本日、めでたく西九州新幹線が開業した。めでたいニュースのその裏で歴史ある駅名が変わってしまった駅がある。長崎本線の肥前山口駅である。佐賀にある佐世保線も乗り入れる要衝の駅だ。

 
この駅は結構思い出深くてね。初めて一人旅をした高1の春休み、九州一周の旅の最終日の事である。
手持ちのお金がほぼほぼ底をついた5日目の昼、僕はこの駅に降り立った。当時1日単位でばらばらだった5枚目の18きっぷを握りしめ僕は改札を出た。
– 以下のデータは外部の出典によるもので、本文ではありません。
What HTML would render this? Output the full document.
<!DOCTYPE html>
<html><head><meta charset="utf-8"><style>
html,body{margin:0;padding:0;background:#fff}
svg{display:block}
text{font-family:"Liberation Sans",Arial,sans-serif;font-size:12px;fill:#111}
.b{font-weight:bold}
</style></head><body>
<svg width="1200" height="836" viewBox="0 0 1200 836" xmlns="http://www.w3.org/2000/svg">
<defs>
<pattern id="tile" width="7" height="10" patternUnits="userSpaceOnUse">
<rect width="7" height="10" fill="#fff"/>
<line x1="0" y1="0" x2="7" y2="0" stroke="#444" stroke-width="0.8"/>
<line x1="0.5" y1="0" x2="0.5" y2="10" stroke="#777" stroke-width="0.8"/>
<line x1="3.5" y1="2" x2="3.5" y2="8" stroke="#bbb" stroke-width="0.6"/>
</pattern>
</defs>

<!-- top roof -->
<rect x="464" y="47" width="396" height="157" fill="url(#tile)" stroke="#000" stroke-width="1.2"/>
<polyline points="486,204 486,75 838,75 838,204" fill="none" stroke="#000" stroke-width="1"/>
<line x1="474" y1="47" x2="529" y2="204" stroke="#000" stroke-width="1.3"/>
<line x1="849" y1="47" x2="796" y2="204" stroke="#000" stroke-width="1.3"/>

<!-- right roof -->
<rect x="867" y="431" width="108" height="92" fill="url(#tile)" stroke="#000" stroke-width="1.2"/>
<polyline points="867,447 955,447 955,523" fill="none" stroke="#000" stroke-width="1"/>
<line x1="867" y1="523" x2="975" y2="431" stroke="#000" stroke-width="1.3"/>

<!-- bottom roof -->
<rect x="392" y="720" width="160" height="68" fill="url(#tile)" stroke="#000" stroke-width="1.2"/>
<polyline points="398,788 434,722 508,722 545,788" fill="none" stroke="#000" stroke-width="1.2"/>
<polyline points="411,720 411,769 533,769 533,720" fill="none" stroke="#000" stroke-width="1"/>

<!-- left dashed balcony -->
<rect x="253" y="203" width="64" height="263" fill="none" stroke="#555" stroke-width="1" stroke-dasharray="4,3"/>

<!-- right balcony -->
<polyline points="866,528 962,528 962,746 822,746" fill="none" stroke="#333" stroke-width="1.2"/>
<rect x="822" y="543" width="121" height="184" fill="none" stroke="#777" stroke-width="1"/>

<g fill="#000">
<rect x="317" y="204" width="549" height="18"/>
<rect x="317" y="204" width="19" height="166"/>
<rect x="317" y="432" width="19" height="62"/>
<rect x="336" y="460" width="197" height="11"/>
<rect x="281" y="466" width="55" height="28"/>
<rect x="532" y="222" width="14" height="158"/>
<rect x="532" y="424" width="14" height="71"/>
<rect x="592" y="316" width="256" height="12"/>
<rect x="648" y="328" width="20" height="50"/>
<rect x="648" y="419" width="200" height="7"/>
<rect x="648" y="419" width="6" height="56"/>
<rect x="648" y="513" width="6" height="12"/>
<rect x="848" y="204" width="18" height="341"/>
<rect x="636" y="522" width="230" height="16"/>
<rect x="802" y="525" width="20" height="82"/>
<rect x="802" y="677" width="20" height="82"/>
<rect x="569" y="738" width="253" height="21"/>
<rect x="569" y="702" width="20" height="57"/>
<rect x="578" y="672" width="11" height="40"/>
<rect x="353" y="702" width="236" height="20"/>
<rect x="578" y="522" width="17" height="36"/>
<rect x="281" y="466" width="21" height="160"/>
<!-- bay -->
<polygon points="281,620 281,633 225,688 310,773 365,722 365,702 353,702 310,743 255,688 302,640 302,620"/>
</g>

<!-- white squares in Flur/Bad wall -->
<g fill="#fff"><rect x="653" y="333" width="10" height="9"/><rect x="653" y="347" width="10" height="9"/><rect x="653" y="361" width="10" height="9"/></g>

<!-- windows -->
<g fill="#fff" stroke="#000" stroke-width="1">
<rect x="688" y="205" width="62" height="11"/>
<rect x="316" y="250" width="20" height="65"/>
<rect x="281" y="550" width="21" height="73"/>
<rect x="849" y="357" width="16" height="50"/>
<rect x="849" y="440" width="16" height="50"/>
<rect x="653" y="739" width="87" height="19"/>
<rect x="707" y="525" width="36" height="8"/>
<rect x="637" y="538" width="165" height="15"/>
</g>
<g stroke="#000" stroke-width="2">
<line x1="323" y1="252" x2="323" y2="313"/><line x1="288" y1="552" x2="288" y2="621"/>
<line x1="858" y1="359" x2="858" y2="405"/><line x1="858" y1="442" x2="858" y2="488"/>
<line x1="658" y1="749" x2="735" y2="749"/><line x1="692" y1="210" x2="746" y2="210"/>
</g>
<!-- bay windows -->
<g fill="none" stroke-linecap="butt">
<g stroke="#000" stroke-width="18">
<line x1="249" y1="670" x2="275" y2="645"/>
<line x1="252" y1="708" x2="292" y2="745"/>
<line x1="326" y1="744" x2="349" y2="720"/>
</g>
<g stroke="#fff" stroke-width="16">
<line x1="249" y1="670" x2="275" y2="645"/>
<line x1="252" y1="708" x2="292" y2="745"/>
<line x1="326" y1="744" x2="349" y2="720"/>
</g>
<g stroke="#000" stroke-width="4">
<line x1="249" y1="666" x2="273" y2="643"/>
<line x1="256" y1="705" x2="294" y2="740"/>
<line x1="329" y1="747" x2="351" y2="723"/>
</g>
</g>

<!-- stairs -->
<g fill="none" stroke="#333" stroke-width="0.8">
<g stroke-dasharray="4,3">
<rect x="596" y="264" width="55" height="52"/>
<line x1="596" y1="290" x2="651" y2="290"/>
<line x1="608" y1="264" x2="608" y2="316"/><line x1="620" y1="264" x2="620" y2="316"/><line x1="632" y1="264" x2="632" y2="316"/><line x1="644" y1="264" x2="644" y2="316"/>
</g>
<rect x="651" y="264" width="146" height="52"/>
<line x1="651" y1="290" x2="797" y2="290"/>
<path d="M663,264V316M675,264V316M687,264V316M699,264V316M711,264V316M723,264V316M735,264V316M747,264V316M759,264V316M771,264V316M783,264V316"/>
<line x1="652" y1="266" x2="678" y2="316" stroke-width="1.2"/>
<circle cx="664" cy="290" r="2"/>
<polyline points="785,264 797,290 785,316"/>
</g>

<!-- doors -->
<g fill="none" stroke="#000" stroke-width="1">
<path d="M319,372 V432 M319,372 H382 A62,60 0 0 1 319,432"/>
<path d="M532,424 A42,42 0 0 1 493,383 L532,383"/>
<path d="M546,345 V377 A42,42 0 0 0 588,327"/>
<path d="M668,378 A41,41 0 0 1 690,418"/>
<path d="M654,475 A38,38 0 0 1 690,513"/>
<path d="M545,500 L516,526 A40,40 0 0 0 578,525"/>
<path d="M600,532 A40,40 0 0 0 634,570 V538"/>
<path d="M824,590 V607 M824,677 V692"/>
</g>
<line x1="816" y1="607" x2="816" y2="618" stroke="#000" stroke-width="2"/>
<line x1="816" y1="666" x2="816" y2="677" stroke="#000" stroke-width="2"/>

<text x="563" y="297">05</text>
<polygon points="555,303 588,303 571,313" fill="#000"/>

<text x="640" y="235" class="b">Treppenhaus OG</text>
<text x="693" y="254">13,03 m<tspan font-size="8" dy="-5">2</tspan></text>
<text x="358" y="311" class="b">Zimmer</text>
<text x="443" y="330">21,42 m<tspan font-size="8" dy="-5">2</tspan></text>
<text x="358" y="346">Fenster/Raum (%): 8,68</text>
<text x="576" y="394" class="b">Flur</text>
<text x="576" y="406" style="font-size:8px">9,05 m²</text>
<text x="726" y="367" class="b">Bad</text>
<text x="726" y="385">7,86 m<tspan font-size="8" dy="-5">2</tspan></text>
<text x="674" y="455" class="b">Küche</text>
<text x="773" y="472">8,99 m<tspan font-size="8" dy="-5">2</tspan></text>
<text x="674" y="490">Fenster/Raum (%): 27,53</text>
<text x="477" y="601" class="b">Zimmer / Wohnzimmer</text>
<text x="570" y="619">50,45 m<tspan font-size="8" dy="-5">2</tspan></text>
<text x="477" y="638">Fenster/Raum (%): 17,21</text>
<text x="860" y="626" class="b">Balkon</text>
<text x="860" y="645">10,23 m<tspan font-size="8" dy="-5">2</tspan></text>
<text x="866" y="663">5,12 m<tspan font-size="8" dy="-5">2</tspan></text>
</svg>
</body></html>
腹がすいたので近くの農協だったかスーパーに行き、試食のミカンを頬張りあとはやっす~いジュースを買った。当初はもう少しお金が残ってるはずだった。前日の夜、長崎駅へ最終電車で入った。その前の晩は熊本駅で駅寝して、世間知らずだった僕は「ほぅ、九州のでかい駅は24時間開いてるんだな」と思い込み、長崎駅でも駅寝をしようと思っていた。しかし長崎駅の待合室では0時を回ったころに「閉めるからでてくださ~い」と追い出されてしまった。ちなみに何故熊本駅が24時間開いていたかというと真夜中に上下線のドリームつばめが停車するからである。夜中に停車列車のない長崎駅には24時間駅を開けておく理由はなかった。
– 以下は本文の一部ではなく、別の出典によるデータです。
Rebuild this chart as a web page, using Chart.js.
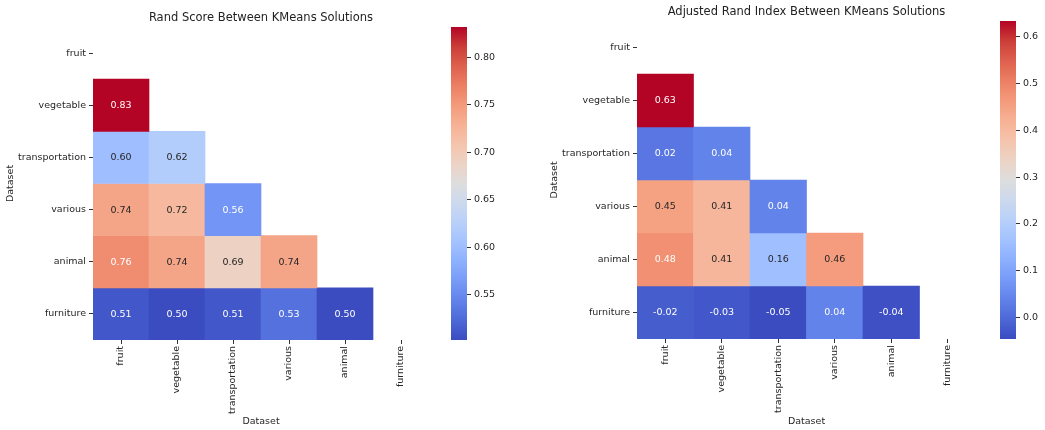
<!DOCTYPE html>
<html>
<head>
<meta charset="utf-8">
<script src="https://cdn.jsdelivr.net/npm/chart.js@4.4.0/dist/chart.umd.min.js"></script>
<style>
    html, body { margin: 0; padding: 0; background: #fff; overflow: hidden; width: 1045px; height: 430px; }
    canvas { position: absolute; top: 0; }
</style>
</head>
<body>
<canvas id="rand-map" width="440" height="430" style="left:0"></canvas>
<canvas id="rand-bar" width="70" height="430" style="left:451px"></canvas>
<canvas id="ari-map" width="443" height="430" style="left:544px"></canvas>
<canvas id="ari-bar" width="60" height="430" style="left:1000px"></canvas>
<script>
// rows and columns share the same dataset names (lower triangle only)
const datasetNames = ['fruit', 'vegetable', 'transportation', 'various', 'animal', 'furniture'];

const randScore = [
    [],
    [0.832],
    [0.60, 0.62],
    [0.74, 0.72, 0.56],
    [0.76, 0.74, 0.69, 0.74],
    [0.51, 0.502, 0.51, 0.53, 0.502]
];
const randMin = 0.502;
const randMax = 0.832;
const randTicks = [0.55, 0.60, 0.65, 0.70, 0.75, 0.80];

const adjRandIndex = [
    [],
    [0.634],
    [0.02, 0.04],
    [0.45, 0.41, 0.04],
    [0.48, 0.41, 0.16, 0.46],
    [-0.02, -0.03, -0.046, 0.04, -0.04]
];
const ariMin = -0.046;
const ariMax = 0.634;
const ariTicks = [0.0, 0.1, 0.2, 0.3, 0.4, 0.5, 0.6];

// matplotlib coolwarm, sampled every 1/16
const coolwarmStops = [
    [59, 76, 192], [77, 104, 215], [98, 130, 234], [119, 154, 247], [141, 176, 254],
    [163, 194, 255], [184, 208, 249], [204, 217, 238], [221, 221, 221], [236, 211, 197],
    [245, 196, 173], [247, 177, 148], [244, 154, 123], [236, 127, 99], [222, 96, 77],
    [203, 62, 56], [180, 4, 38]
];

Chart.defaults.font.family = "'DejaVu Sans', sans-serif";
Chart.defaults.font.size = 9.5;
Chart.defaults.color = '#262626';

function coolwarmRgb(t) {
    if (!Number.isFinite(t)) {
        t = 0.5;
    }
    t = Math.min(1, Math.max(0, t));
    const pos = t * (coolwarmStops.length - 1);
    const i = Math.min(coolwarmStops.length - 2, Math.floor(pos));
    const f = pos - i;
    const a = coolwarmStops[i];
    const b = coolwarmStops[i + 1];
    return [0, 1, 2].map(k => Math.round(a[k] + (b[k] - a[k]) * f));
}

function coolwarm(t) {
    const c = coolwarmRgb(t);
    return 'rgb(' + c.join(',') + ')';
}

function luminance(rgb) {
    const lin = rgb.map(v => {
        v = v / 255;
        return v <= 0.03928 ? v / 12.92 : Math.pow((v + 0.055) / 1.055, 2.4);
    });
    return 0.2126 * lin[0] + 0.7152 * lin[1] + 0.0722 * lin[2];
}

const panelTitle = {
    id: 'panelTitle',
    afterDraw(chart, args, opts) {
        const ctx = chart.ctx;
        const area = chart.chartArea;
        ctx.save();
        ctx.font = "11.5px 'DejaVu Sans', sans-serif";
        ctx.fillStyle = '#222';
        ctx.textAlign = 'center';
        ctx.textBaseline = 'alphabetic';
        ctx.fillText(opts.text, (area.left + area.right) / 2, area.top - 6);
        ctx.restore();
    }
};

const cellLabels = {
    id: 'cellLabels',
    afterDatasetsDraw(chart, args, opts) {
        const ctx = chart.ctx;
        ctx.save();
        ctx.font = "9.5px 'DejaVu Sans', sans-serif";
        ctx.textAlign = 'center';
        ctx.textBaseline = 'middle';
        chart.data.datasets.forEach((ds, r) => {
            chart.getDatasetMeta(r).data.forEach((bar, j) => {
                const v = opts.values[r][j];
                if (v === undefined) {
                    return;
                }
                const p = bar.getProps(['x', 'y', 'base'], true);
                const rgb = coolwarmRgb((v - opts.vmin) / (opts.vmax - opts.vmin));
                ctx.fillStyle = luminance(rgb) > 0.408 ? '#262626' : '#ffffff';
                ctx.fillText(v.toFixed(2), p.x, (p.y + p.base) / 2 + 0.5);
            });
        });
        ctx.restore();
    }
};

function buildHeatmap(canvasId, title, values, vmin, vmax, box) {
    const datasets = datasetNames.map((name, r) => ({
        label: name,
        data: datasetNames.map((c, j) => j < values[r].length ? [r, r + 1] : null),
        backgroundColor: ctx => coolwarm((values[r][ctx.dataIndex] - vmin) / (vmax - vmin)),
        borderWidth: 0,
        grouped: false,
        barPercentage: 1,
        categoryPercentage: 1
    }));

    return new Chart(document.getElementById(canvasId), {
        type: 'bar',
        data: { labels: datasetNames, datasets: datasets },
        plugins: [panelTitle, cellLabels],
        options: {
            responsive: false,
            animation: false,
            layout: { padding: { top: box.top, right: box.right, left: 0, bottom: 0 } },
            plugins: {
                legend: { display: false },
                tooltip: { enabled: false },
                panelTitle: { text: title },
                cellLabels: { values: values, vmin: vmin, vmax: vmax }
            },
            scales: {
                x: {
                    type: 'category',
                    offset: true,
                    grid: { offset: false, drawOnChartArea: false, tickLength: 4, color: '#333' },
                    border: { display: false },
                    ticks: { minRotation: 90, maxRotation: 90, autoSkip: false, padding: 2 },
                    title: { display: true, text: 'Dataset', padding: { top: 2, bottom: 3 } },
                    afterFit: s => { s.height = box.xHeight; }
                },
                y: {
                    type: 'linear',
                    min: 0,
                    max: datasetNames.length,
                    reverse: true,
                    grid: { drawOnChartArea: false, tickLength: 4, color: '#333' },
                    border: { display: false },
                    afterBuildTicks: s => { s.ticks = datasetNames.map((n, i) => ({ value: i + 0.5 })); },
                    ticks: { autoSkip: false, padding: 3, callback: (v, i) => datasetNames[i] },
                    title: { display: true, text: 'Dataset', padding: { top: 5, bottom: 2 } },
                    afterFit: s => { s.width = box.yWidth; }
                }
            }
        }
    });
}

function buildColorbar(canvasId, vmin, vmax, ticks, digits, box) {
    return new Chart(document.getElementById(canvasId), {
        type: 'bar',
        data: {
            labels: [''],
            datasets: [{
                data: [[vmin, vmax]],
                borderWidth: 0,
                barPercentage: 1,
                categoryPercentage: 1,
                backgroundColor: ctx => {
                    const area = ctx.chart.chartArea;
                    if (!area) {
                        return coolwarm(0.5);
                    }
                    const g = ctx.chart.ctx.createLinearGradient(0, area.bottom, 0, area.top);
                    coolwarmStops.forEach((c, i) => {
                        g.addColorStop(i / (coolwarmStops.length - 1), 'rgb(' + c.join(',') + ')');
                    });
                    return g;
                }
            }]
        },
        options: {
            responsive: false,
            animation: false,
            layout: { padding: { top: box.top, bottom: box.bottom, left: 0, right: 0 } },
            plugins: { legend: { display: false }, tooltip: { enabled: false } },
            scales: {
                x: { display: false },
                y: {
                    position: 'right',
                    min: vmin,
                    max: vmax,
                    grid: { drawOnChartArea: false, tickLength: 4, color: '#333' },
                    border: { display: false },
                    afterBuildTicks: s => { s.ticks = ticks.map(v => ({ value: v })); },
                    ticks: { padding: 3, callback: v => v.toFixed(digits) },
                    afterFit: s => { s.width = box.axisWidth; }
                }
            }
        }
    });
}

buildHeatmap('rand-map', 'Rand Score Between KMeans Solutions', randScore, randMin, randMax,
    { top: 27, right: 11, yWidth: 93, xHeight: 90 });
buildColorbar('rand-bar', randMin, randMax, randTicks, 2,
    { top: 27, bottom: 90, axisWidth: 54 });

buildHeatmap('ari-map', 'Adjusted Rand Index Between KMeans Solutions', adjRandIndex, ariMin, ariMax,
    { top: 21, right: 11, yWidth: 93, xHeight: 91 });
buildColorbar('ari-bar', ariMin, ariMax, ariTicks, 1,
    { top: 21, bottom: 91, axisWidth: 44 });
</script>
</body>
</html>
予定外のことに困惑しながらも、野宿する勇気はなかったのでなけなしの財布をはたいてカプセルホテルに泊まった。「長崎もホテル代タダだから」と前日の阿蘇山でちょっとお金を使ってしまったこともあり、これでほぼすってんてんになってしまった。
その状態で降り立った肥前山口の駅。ホームの端っこに陣取ってジュースを飲みながら次の電車までぼーっとしていた。穏やかな陽気の小春日和だったと思う。
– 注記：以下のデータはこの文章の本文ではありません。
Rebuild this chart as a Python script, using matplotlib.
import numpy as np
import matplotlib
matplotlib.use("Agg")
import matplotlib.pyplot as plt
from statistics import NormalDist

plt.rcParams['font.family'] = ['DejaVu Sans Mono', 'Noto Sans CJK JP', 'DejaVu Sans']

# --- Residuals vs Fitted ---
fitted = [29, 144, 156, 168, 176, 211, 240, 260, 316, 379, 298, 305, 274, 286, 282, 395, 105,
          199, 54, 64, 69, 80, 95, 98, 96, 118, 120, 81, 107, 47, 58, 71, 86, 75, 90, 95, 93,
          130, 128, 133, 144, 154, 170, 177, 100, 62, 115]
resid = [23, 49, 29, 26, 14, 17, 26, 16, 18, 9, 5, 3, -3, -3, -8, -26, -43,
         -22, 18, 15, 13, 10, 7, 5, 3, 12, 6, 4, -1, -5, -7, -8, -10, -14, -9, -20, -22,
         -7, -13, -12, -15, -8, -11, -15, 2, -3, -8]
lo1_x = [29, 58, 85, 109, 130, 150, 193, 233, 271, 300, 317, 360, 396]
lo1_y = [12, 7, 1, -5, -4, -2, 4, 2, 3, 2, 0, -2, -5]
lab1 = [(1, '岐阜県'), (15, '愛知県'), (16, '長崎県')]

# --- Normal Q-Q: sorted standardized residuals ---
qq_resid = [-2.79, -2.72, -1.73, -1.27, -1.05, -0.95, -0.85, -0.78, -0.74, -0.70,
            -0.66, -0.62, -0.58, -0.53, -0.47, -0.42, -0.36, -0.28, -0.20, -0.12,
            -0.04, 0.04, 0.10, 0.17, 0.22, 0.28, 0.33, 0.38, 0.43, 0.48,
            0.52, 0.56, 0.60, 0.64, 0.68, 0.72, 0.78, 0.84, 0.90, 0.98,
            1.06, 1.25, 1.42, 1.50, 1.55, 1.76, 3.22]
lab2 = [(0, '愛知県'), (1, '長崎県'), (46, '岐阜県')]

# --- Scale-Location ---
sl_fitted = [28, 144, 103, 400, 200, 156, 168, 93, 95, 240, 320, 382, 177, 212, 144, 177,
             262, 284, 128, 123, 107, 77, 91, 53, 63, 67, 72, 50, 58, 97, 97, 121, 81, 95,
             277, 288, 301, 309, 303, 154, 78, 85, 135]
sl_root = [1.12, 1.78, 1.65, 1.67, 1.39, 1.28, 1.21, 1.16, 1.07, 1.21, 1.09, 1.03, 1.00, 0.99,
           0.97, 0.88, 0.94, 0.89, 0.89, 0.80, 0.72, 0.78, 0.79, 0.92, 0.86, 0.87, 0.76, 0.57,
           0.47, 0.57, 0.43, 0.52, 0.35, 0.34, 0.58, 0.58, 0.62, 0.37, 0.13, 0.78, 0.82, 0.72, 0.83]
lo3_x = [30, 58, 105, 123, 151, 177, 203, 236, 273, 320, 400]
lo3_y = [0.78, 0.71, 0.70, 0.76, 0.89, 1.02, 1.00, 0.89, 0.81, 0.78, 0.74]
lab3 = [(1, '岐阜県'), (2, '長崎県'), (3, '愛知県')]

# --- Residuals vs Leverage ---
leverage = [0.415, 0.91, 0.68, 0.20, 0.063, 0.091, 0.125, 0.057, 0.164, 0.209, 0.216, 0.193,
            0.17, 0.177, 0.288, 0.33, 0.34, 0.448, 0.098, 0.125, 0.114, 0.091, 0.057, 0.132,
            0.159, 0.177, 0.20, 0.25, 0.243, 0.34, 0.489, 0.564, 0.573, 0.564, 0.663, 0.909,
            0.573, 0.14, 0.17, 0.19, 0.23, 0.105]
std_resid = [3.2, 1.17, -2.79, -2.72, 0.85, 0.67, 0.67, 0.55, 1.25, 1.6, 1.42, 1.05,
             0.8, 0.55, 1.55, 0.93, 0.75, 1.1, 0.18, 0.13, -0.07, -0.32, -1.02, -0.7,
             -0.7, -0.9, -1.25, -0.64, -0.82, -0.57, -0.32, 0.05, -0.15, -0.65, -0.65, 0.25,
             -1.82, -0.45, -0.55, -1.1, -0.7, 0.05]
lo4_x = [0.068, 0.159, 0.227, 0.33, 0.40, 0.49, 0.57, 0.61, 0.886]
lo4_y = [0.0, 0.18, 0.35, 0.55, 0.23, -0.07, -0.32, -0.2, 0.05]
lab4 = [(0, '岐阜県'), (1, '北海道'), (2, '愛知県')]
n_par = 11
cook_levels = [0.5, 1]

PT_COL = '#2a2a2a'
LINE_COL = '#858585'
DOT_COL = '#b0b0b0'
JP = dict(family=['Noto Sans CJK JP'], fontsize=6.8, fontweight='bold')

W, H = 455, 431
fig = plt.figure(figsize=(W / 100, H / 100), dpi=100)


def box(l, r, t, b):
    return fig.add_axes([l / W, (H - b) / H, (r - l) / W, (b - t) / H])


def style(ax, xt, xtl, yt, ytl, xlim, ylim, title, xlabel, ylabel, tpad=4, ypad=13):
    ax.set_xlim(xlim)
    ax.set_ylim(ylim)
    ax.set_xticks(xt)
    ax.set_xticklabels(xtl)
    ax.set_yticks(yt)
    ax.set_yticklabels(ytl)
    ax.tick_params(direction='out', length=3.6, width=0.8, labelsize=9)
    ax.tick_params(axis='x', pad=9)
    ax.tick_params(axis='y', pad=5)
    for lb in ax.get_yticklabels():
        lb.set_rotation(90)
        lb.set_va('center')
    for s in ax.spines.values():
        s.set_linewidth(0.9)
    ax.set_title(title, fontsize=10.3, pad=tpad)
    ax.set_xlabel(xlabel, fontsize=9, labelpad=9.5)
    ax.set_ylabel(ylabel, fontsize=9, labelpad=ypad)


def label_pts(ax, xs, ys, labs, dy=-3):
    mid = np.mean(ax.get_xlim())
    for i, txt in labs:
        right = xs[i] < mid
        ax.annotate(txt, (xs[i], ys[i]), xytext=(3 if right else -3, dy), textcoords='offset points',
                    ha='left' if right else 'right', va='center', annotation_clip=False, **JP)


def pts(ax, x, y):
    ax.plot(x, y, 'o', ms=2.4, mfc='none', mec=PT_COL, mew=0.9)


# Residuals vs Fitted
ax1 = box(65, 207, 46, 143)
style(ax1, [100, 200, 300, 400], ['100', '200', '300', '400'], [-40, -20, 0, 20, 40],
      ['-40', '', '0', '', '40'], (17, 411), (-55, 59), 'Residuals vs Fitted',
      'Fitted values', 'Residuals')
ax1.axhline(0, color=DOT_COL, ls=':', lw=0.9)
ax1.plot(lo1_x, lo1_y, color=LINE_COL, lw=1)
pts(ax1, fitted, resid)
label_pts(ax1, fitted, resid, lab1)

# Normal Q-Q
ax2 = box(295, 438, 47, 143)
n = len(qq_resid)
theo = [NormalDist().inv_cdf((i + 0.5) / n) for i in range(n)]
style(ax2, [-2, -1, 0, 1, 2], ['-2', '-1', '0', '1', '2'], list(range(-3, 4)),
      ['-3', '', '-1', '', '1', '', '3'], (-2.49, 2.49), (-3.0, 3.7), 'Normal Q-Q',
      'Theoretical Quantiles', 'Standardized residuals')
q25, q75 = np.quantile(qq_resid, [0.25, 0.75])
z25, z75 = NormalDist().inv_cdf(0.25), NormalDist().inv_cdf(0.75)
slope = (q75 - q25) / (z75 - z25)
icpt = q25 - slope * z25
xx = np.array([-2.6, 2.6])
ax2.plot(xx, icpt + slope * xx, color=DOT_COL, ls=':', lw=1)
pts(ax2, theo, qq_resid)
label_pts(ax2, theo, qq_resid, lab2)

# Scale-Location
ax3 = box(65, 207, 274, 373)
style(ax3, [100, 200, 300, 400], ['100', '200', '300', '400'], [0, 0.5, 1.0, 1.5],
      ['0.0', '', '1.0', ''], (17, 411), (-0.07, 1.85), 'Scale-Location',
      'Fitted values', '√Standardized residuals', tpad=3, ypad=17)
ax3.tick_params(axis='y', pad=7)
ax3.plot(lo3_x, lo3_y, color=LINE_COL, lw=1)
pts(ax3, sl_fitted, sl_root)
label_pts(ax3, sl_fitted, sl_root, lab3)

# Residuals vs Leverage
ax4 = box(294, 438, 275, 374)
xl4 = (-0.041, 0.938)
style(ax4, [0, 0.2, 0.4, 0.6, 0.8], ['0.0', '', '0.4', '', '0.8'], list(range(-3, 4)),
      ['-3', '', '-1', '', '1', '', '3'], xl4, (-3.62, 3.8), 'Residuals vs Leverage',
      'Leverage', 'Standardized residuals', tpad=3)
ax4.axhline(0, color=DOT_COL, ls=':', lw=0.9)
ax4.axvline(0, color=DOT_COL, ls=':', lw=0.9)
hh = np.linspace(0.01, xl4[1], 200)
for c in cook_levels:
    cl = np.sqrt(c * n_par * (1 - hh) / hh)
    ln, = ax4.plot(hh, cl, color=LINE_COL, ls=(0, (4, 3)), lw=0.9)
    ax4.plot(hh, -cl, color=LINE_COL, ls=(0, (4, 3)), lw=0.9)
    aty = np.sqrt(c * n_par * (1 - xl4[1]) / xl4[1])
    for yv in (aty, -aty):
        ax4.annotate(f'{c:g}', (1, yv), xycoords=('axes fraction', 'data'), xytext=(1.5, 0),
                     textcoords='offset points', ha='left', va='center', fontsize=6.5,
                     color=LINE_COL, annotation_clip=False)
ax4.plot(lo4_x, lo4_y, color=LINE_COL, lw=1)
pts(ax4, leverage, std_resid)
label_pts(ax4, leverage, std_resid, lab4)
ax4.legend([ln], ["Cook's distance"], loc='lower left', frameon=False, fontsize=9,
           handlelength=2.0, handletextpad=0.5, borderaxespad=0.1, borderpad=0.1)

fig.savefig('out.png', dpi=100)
長崎本線と佐世保線という大きな路線が乗り入れる駅ではあったけどどことなくのんびりしており、穏やかな時間を過ごした記憶がある。
そんなこともあって肥前山口と聞くとあの日の記憶が思い出されるのである。ちなみにあの日、夜遅くに可部駅へたどり着いた時には本当に腹ペコ。飲まず食わずで10時間くらい過ごしたんじゃないかな。当時の時刻表を見れば正確にわかるだろうけど。(当時のやつ、持ってます。)
ちなみにこの駅は最長片道切符のゴールの駅。関口知宏さんの最長片道切符の旅でもこの駅でゴールする関口さんを祝福する人達が大勢訪れた。そういう意味でもこの駅は鉄道ファンには有名な駅だった。
しかしそれも昨日まで。今日からは「江北」というよそ者にはなじみのない駅名に代わってしまった。さらに西九州新幹線の開業で最長片道切符の旅のゴールも本日開業した新大村駅に移ってしまった。
昨日は僕が読ませていただいている鉄道系のブロガーさんたちもこの件で記事を書かれていた。
 
なじみのある駅名がなくなり最長片道切符のゴールでもなくなってしまった肥前山口駅。旧の国名が入る国鉄らしい駅名だったんだけどね。なんか寂しいですな。